## SET TASK
From the listing below, pick out each line with the word "this".

## RECORD SET
◆ ◆ ◆
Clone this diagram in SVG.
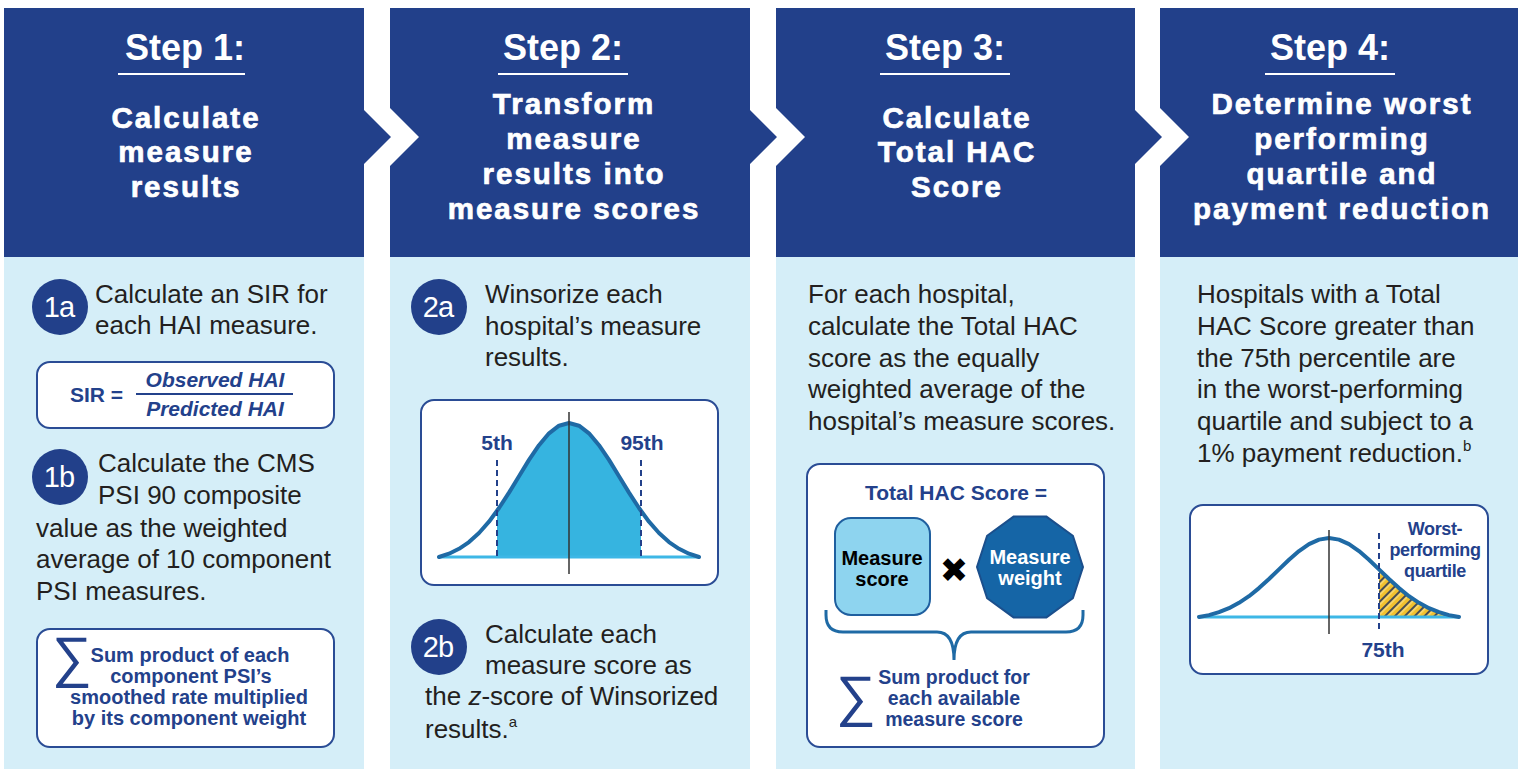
<svg xmlns="http://www.w3.org/2000/svg" width="1525" height="769" viewBox="0 0 1525 769">
<style>
.hdr{fill:#22408A}
.panel{fill:#D5EEF8}
.step{font-family:"Liberation Sans",Arial,sans-serif;font-weight:bold;font-size:36px;fill:#fff;text-anchor:middle}
.sub{font-family:"Liberation Sans",Arial,sans-serif;font-weight:bold;font-size:29.5px;fill:#fff;stroke:#fff;stroke-width:0.7px;text-anchor:middle;letter-spacing:2px}
.uline{stroke:#fff;stroke-width:2}
.body{font-family:"Liberation Sans",Arial,sans-serif;font-size:26px;fill:#231F20}
.badge{fill:#22408A}
.btxt{font-family:"Liberation Sans",Arial,sans-serif;font-size:29px;fill:#fff;text-anchor:middle;letter-spacing:-1px}
.box{fill:#fff;stroke:#2A4C95;stroke-width:2}
.nb{font-family:"Liberation Sans",Arial,sans-serif;font-weight:bold;fill:#23418B}
.mid{text-anchor:middle}
.sig{font-family:"Liberation Sans","DejaVu Sans",sans-serif;font-size:56px;fill:#23418B}
.curve{fill:none;stroke:#1F6AA5;stroke-width:4;stroke-linejoin:round;stroke-linecap:round}
.base{stroke:#3DB7E6;stroke-width:3}
.axis{stroke:#333;stroke-width:1.5}
.dash{stroke:#23418B;stroke-width:2;stroke-dasharray:6 4}
</style>
<defs>
<pattern id="hatch" patternUnits="userSpaceOnUse" width="7" height="7" patternTransform="rotate(45)">
<rect width="7" height="7" fill="#F2C12E"/>
<line x1="1" y1="0" x2="1" y2="7" stroke="#1E2E5A" stroke-width="1.6"/>
<line x1="3" y1="0" x2="3" y2="7" stroke="#FFF3C0" stroke-width="0.8"/>
</pattern>
</defs>

<g id="step1">
<polygon class="hdr" points="4,8 364,8 364,110 391,137 364,164 364,257 4,257"/>
<rect class="panel" x="4" y="257" width="360" height="512"/>
<text class="step" x="185" y="60">Step 1:</text>
<line class="uline" x1="118" y1="74" x2="245" y2="74"/>
<text class="sub" x="186" y="128">Calculate</text>
<text class="sub" x="186" y="162">measure</text>
<text class="sub" x="186" y="197">results</text>

<circle class="badge" cx="60" cy="307" r="28"/>
<text class="btxt" x="59" y="317">1a</text>
<text class="body" x="95" y="303" font-size="26.6">Calculate an SIR for</text>
<text class="body" x="95" y="334" font-size="26.6">each HAI measure.</text>

<rect class="box" x="37" y="362" width="297" height="66" rx="13"/>
<text class="nb" x="70" y="402" font-size="21">SIR =</text>
<text class="nb mid" x="215" y="387" font-size="21" font-style="italic">Observed HAI</text>
<line x1="136" y1="394" x2="293" y2="394" stroke="#23418B" stroke-width="2"/>
<text class="nb mid" x="215" y="416" font-size="21" font-style="italic">Predicted HAI</text>

<circle class="badge" cx="60" cy="477" r="28"/>
<text class="btxt" x="59" y="487">1b</text>
<text class="body" x="98" y="472" font-size="26.6">Calculate the CMS</text>
<text class="body" x="98" y="504" font-size="26.6">PSI 90 composite</text>
<text class="body" x="36" y="537" font-size="26.6">value as the weighted</text>
<text class="body" x="36" y="568" font-size="26.6">average of 10 component</text>
<text class="body" x="36" y="600" font-size="26.6">PSI measures.</text>

<rect class="box" x="37" y="629" width="297" height="118" rx="13"/>
<text class="sig" x="52" y="676">∑</text>
<text class="nb mid" x="190" y="662" font-size="20">Sum product of each</text>
<text class="nb mid" x="191" y="683" font-size="20">component PSI’s</text>
<text class="nb mid" x="189" y="704" font-size="20">smoothed rate multiplied</text>
<text class="nb mid" x="189" y="725" font-size="20">by its component weight</text>
</g>

<g id="step2">
<polygon class="hdr" points="390,8 750,8 750,110 777,137 750,164 750,257 390,257 390,166 419,137 390,108"/>
<rect class="panel" x="390" y="257" width="360" height="512"/>
<text class="step" x="563" y="60">Step 2:</text>
<line class="uline" x1="498" y1="74" x2="628" y2="74"/>
<text class="sub" x="574" y="114">Transform</text>
<text class="sub" x="574" y="149">measure</text>
<text class="sub" x="574" y="184">results into</text>
<text class="sub" x="574" y="219">measure scores</text>

<circle class="badge" cx="439" cy="307" r="28"/>
<text class="btxt" x="438" y="317">2a</text>
<text class="body" x="485" y="303">Winsorize each</text>
<text class="body" x="485" y="335">hospital’s measure</text>
<text class="body" x="485" y="366">results.</text>

<rect class="box" x="421" y="400" width="297" height="185" rx="13"/>
<path fill="#36B4E0" d="M497,557 L497,510.7 L499,508 L509,492.6 L519,476.3 L529,459.9 L539,445.2 L549,433.3 L559,425.7 L569,423 L579,425.7 L589,433.3 L599,445.2 L609,459.9 L619,476.3 L629,492.6 L639,508 L641,510.7 L641,557 Z"/>
<line class="base" x1="439" y1="557" x2="699" y2="557"/>
<path class="curve" d="M439,557 L449,553.7 L459,548.8 L469,542.1 L479,533 L489,521.7 L499,508 L509,492.6 L519,476.3 L529,459.9 L539,445.2 L549,433.3 L559,425.7 L569,423 L579,425.7 L589,433.3 L599,445.2 L609,459.9 L619,476.3 L629,492.6 L639,508 L649,521.7 L659,533 L669,542.1 L679,548.8 L689,553.7 L699,557"/>
<line class="dash" x1="497" y1="460" x2="497" y2="557"/>
<line class="dash" x1="641" y1="460" x2="641" y2="557"/>
<line class="axis" x1="569" y1="412" x2="569" y2="574"/>
<text class="nb mid" x="497" y="450" font-size="21">5th</text>
<text class="nb mid" x="642" y="450" font-size="21">95th</text>

<circle class="badge" cx="439" cy="647" r="28"/>
<text class="btxt" x="438" y="657">2b</text>
<text class="body" x="485" y="643">Calculate each</text>
<text class="body" x="485" y="674">measure score as</text>
<text class="body" x="425" y="705">the <tspan font-style="italic">z</tspan>-score of Winsorized</text>
<text class="body" x="425" y="738">results.<tspan font-size="15" dy="-11">a</tspan></text>
</g>

<g id="step3">
<polygon class="hdr" points="776,8 1135,8 1135,110 1162,137 1135,164 1135,257 776,257 776,166 805,137 776,108"/>
<rect class="panel" x="776" y="257" width="359" height="512"/>
<text class="step" x="945" y="60">Step 3:</text>
<line class="uline" x1="880" y1="74" x2="1010" y2="74"/>
<text class="sub" x="957" y="128">Calculate</text>
<text class="sub" x="957" y="162">Total HAC</text>
<text class="sub" x="957" y="197">Score</text>

<text class="body" x="808" y="303">For each hospital,</text>
<text class="body" x="808" y="335">calculate the Total HAC</text>
<text class="body" x="808" y="367">score as the equally</text>
<text class="body" x="808" y="398">weighted average of the</text>
<text class="body" x="808" y="430">hospital’s measure scores.</text>

<rect class="box" x="807" y="464" width="297" height="283" rx="13"/>
<text class="nb mid" x="956" y="500" font-size="21">Total HAC Score =</text>
<rect x="835" y="518" width="95" height="97" rx="16" fill="#8ED4EF" stroke="#1F5F9F" stroke-width="2"/>
<text class="mid" x="882" y="565" font-family="Liberation Sans,Arial,sans-serif" font-weight="bold" font-size="20" fill="#000">Measure</text>
<text class="mid" x="882" y="586" font-family="Liberation Sans,Arial,sans-serif" font-weight="bold" font-size="20" fill="#000">score</text>
<text class="mid" x="954" y="582" font-family="DejaVu Sans,sans-serif" font-size="34" fill="#000">✖</text>
<polygon points="1083,567 1072.9,535.8 1046.4,516.6 1013.6,516.6 987.1,535.8 977,567 987.1,598.2 1013.6,617.4 1046.4,617.4 1072.9,598.2" fill="#1565A6" stroke="#1B4F8C" stroke-width="2"/>
<text class="mid" x="1030" y="564" font-family="Liberation Sans,Arial,sans-serif" font-weight="bold" font-size="20" fill="#fff">Measure</text>
<text class="mid" x="1030" y="585" font-family="Liberation Sans,Arial,sans-serif" font-weight="bold" font-size="20" fill="#fff">weight</text>
<path d="M826,610 L826,615 Q826,632 843,632 L937,632 Q954,632 954,660 Q954,632 971,632 L1066,632 Q1083,632 1083,615 L1083,610" fill="none" stroke="#1F6AA5" stroke-width="3"/>
<text class="sig" x="836" y="715">∑</text>
<text class="nb mid" x="954" y="684" font-size="19.5">Sum product for</text>
<text class="nb mid" x="954" y="705" font-size="19.5">each available</text>
<text class="nb mid" x="954" y="726" font-size="19.5">measure score</text>
</g>

<g id="step4">
<polygon class="hdr" points="1160,8 1518,8 1518,257 1160,257 1160,166 1189,137 1160,108"/>
<rect class="panel" x="1160" y="257" width="358" height="512"/>
<text class="step" x="1330" y="60">Step 4:</text>
<line class="uline" x1="1265" y1="74" x2="1395" y2="74"/>
<text class="sub" x="1342" y="114">Determine worst</text>
<text class="sub" x="1342" y="149">performing</text>
<text class="sub" x="1342" y="184">quartile and</text>
<text class="sub" x="1342" y="219">payment reduction</text>

<text class="body" x="1197" y="303">Hospitals with a Total</text>
<text class="body" x="1197" y="335">HAC Score greater than</text>
<text class="body" x="1197" y="367">the 75th percentile are</text>
<text class="body" x="1197" y="398">in the worst-performing</text>
<text class="body" x="1197" y="430">quartile and subject to a</text>
<text class="body" x="1197" y="462">1% payment reduction.<tspan font-size="15" dy="-11">b</tspan></text>

<rect class="box" x="1190" y="505" width="298" height="169" rx="13"/>
<path fill="url(#hatch)" d="M1379,617 L1379,569.4 L1389,579 L1399,588.1 L1409,596.2 L1419,602.8 L1429,608.2 L1439,612.2 L1449,615.1 L1459,617 Z"/>
<line class="base" x1="1199" y1="617" x2="1459" y2="617"/>
<path class="curve" d="M1199,617 L1209,615.1 L1219,612.2 L1229,608.2 L1239,602.8 L1249,596.2 L1259,588.1 L1269,579 L1279,569.4 L1289,559.8 L1299,551.1 L1309,544.1 L1319,539.6 L1329,538 L1339,539.6 L1349,544.1 L1359,551.1 L1369,559.8 L1379,569.4 L1389,579 L1399,588.1 L1409,596.2 L1419,602.8 L1429,608.2 L1439,612.2 L1449,615.1 L1459,617"/>
<line class="axis" x1="1329" y1="530" x2="1329" y2="634"/>
<line class="dash" x1="1379" y1="533" x2="1379" y2="632"/>
<text class="nb mid" x="1435" y="535" font-size="18" letter-spacing="-0.4">Worst-</text>
<text class="nb mid" x="1435" y="556" font-size="18" letter-spacing="-0.4">performing</text>
<text class="nb mid" x="1435" y="577" font-size="18" letter-spacing="-0.4">quartile</text>
<text class="nb mid" x="1383" y="657" font-size="21">75th</text>
</g>
</svg>
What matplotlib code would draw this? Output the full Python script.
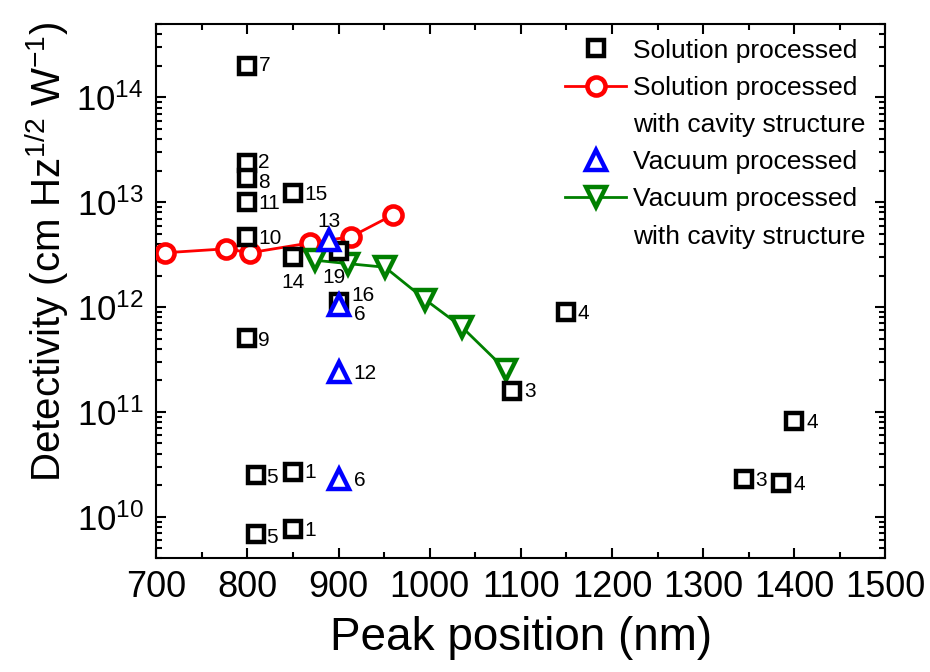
◆ ◆ ◆
## EXERCISE ANSWER
Clone this diagram in SVG.
What matplotlib code would draw this? Output the full Python script.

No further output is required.